We have to have a license to hunt on our own property, even for non-game species like hogs. Main thing is, I ain't payin' taxes on that land so some freeloader can come take game off it. Yeah, I have to pay to keep my own land every year to the tune of 800 bucks! Some dip a**hat thinks they're going to hunt it, I will get REAL radical if I catch 'em. If he has a gun, I could fear for my life. Think about it.
 
Accidents happen when people trespass to hunt. What happens if the owner is also hunting and doesn't know your there? It's not that complicated to ask permission. And in some areas could have lethal consequinces. Is it worth getting shot because you didn't want to give someone common courticy? By your way of thinking, if YOU have a swimming pool in the back yard it's ok for me and all my friends to show up and swim whenever I get the urge?????? As long as you have no sign or a fence? Also straying across a property line while hunting is alot different from intentionally doing it because you want to.
 
We have to have a license to hunt on our own property, even for non-game species like hogs. Main thing is, I ain't payin' taxes on that land so some freeloader can come take game off it. Yeah, I have to pay to keep my own land every year to the tune of 800 bucks! Some dip a**hat thinks they're going to hunt it, I will get REAL radical if I catch 'em. If he has a gun, I could fear for my life. Think about it.
Amen.

I had a known meth cooker coming on my land -- and if I had run into that guy with a gun in his hand, well ... I ain't gonna give him the benefit of the doubt.
 
Oh, I agree with you guys on the trespassing thing, I just can't believe that your states make you buy licenses to hunt on your own land. Just doesn't seem right. Especially with property taxes.
 
Before all of you from other places get your panties in a wad, this is a map of Idaho showing National Forests and BLM land. County land is legal to hunt, also, and Fish and Game has Wildlife Management areas in addition to these.
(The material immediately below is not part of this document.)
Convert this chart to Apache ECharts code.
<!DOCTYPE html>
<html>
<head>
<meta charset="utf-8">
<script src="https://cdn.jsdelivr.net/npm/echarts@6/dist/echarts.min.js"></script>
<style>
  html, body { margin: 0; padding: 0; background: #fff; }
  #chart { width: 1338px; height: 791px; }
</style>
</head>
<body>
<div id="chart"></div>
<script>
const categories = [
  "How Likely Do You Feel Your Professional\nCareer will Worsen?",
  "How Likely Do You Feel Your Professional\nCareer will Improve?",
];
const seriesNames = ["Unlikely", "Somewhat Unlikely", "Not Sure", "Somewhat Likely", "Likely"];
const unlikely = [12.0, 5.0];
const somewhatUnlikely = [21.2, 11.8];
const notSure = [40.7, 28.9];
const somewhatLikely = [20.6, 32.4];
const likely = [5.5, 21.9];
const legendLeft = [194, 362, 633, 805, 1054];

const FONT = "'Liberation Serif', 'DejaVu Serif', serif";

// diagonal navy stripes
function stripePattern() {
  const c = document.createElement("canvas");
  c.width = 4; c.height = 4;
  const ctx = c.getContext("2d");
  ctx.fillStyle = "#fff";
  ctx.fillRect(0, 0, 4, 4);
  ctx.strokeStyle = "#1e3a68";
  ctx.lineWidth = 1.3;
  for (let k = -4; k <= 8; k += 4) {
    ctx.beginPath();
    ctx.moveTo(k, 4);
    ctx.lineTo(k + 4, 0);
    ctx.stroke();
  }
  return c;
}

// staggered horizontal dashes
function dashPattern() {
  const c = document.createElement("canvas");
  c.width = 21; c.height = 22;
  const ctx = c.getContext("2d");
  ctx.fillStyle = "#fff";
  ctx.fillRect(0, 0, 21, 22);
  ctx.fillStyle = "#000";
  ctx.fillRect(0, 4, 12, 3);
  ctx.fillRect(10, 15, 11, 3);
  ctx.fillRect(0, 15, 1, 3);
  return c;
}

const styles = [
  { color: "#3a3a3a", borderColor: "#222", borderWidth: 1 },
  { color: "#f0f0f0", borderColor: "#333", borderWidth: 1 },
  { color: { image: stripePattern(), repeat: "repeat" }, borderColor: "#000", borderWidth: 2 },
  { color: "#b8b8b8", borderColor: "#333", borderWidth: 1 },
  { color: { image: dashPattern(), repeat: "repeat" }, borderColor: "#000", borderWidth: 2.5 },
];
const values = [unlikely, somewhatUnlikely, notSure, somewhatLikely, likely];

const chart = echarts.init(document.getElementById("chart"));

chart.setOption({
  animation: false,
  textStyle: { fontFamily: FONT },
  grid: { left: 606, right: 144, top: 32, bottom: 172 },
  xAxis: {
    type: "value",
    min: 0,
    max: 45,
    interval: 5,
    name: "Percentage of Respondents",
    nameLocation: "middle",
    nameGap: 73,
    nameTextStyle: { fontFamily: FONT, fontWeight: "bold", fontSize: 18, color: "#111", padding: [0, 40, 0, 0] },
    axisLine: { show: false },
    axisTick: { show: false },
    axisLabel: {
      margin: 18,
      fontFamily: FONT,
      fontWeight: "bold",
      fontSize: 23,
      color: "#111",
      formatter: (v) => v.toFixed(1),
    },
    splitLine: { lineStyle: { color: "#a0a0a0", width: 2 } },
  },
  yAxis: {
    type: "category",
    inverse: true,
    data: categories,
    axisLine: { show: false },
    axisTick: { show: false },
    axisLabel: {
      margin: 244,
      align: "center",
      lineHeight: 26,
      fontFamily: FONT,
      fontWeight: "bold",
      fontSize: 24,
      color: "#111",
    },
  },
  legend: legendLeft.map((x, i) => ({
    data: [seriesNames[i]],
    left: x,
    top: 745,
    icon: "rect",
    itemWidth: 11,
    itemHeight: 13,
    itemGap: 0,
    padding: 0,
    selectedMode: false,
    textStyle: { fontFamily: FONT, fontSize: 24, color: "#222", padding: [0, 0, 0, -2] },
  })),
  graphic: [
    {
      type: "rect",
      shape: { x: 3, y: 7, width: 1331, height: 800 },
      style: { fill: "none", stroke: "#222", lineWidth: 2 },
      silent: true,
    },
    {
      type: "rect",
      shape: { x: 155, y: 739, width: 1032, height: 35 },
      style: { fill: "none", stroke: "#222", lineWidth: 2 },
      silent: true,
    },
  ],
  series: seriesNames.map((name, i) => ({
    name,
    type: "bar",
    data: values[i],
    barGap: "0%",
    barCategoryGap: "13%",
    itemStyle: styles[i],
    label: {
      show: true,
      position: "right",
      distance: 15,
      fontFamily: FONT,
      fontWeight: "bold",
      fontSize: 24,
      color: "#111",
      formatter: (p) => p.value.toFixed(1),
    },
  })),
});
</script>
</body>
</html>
250px-Idaho_public_lands_map.png

Bottom line? You can hunt in a LOT of places. If it's not obviously private (in city limits, developed, cultivated or posted), then it is generally legal to hunt.

A few people have little parcels in the middle of the National Forests, old mining claims and the like. If they want to keep people off these parcels, they post them. Otherwise, there'd be no way of knowing where they even are when you're out in the woods.
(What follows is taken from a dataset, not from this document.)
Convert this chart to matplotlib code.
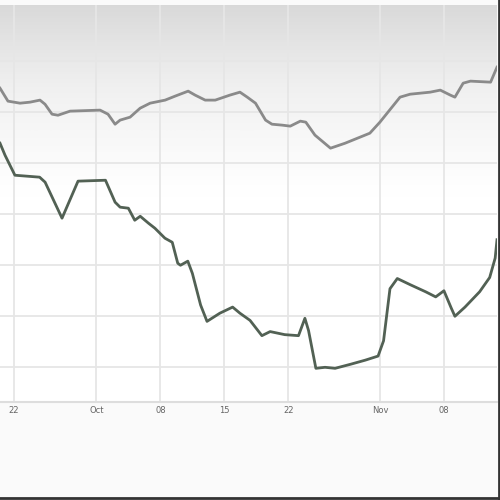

That's what I meant by B. I didn't mean I'd hunt in someone's obviously private land just because I didn't see a sign telling me otherwise.

In Idaho, there's so much public land that landowners know to post their private land outside city limits. If they don't post it, I don't have to carry around plat maps to figure out where their unmarked parcel in the middle of the forest might be.

This isn't Texas, and we are fortunate in that we don't have to own or lease a ranch, to hunt.